A study from flight shopping platform Routehappy shows that 82 airlines now offer wifi, with nearly half (43 percent) of all available seat miles offering wifi access, up from just 10 percent a year earlier.

Three carriers – Icelandair, Southwest, and Virgin Atlantic – now offer wifi on 100 percent of their flights; while 13 airlines – Air Europa, Delta, Emirates, Etihad, Eurowings, EVA Air, Iberia, Kuwait, Lufthansa, SAS, Scoot, United, and Virgin Atlantic – offer wifi on 100 percent of long-haul flights.

Markets that have been the slowest to deploy service are also getting on board, including in Australia and New Zealand, where Qantas, Virgin Australia and Air New Zealand have all signed wifi connectivity deals recently.

Smaller airlines are also deploying like never before: While passengers have come to expect wifi on large global airlines, many smaller airlines have wifi now; Routehappy identifies Air Astana (Kazakhstan), Air Côte d’Ivoire and Air Mauritius from Mauritius as a few of the new wifi entrants in 2017.

European airlines will soon have access to even faster speeds thanks to the new European Aviation Network (EAN).
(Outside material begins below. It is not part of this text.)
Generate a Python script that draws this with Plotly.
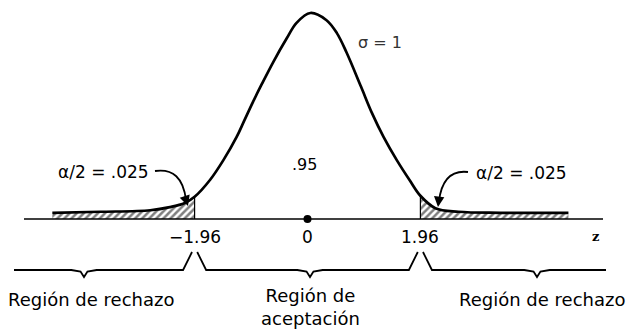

The EAN is a consortium that combines satellite connectivity from Inmarsat with a network of 300 ground-based LTE base stations built by network operator Deutsche Telekom to provide over 75 Mbits per second to aircraft.

Other companies tied to the EAN include satellite operator Inmarsat, Nokia and Intel.

The completion of the network follows Inmarsat’s successful launch of its EAN satellite last summer, which has since been extensively tested in orbit and has been fully operational since September 2017.

The combination of satellite with ground-based connectivity based on LTE technology means that the new network will be able to continue to improve as LTE technology continues to improve.

The move to faster wifi will likely accelerate the current trend of airlines removing in-flight screens from many planes. With most users now carrying video screens with them in the form of smartphones and tablets, airlines like United and American Airlines have begun to remove screens from some planes.

This avoids the cost of the expensive video systems and reduces airplane weight.

As airline wifi is increasingly able to support streaming video, other airlines are likely to reduce entertainment in order to reduce costs, in favour of enabling customers to access streaming services.

That means a lot of simultaneous streams of Stranger Things could be coming to an airplane near you soon.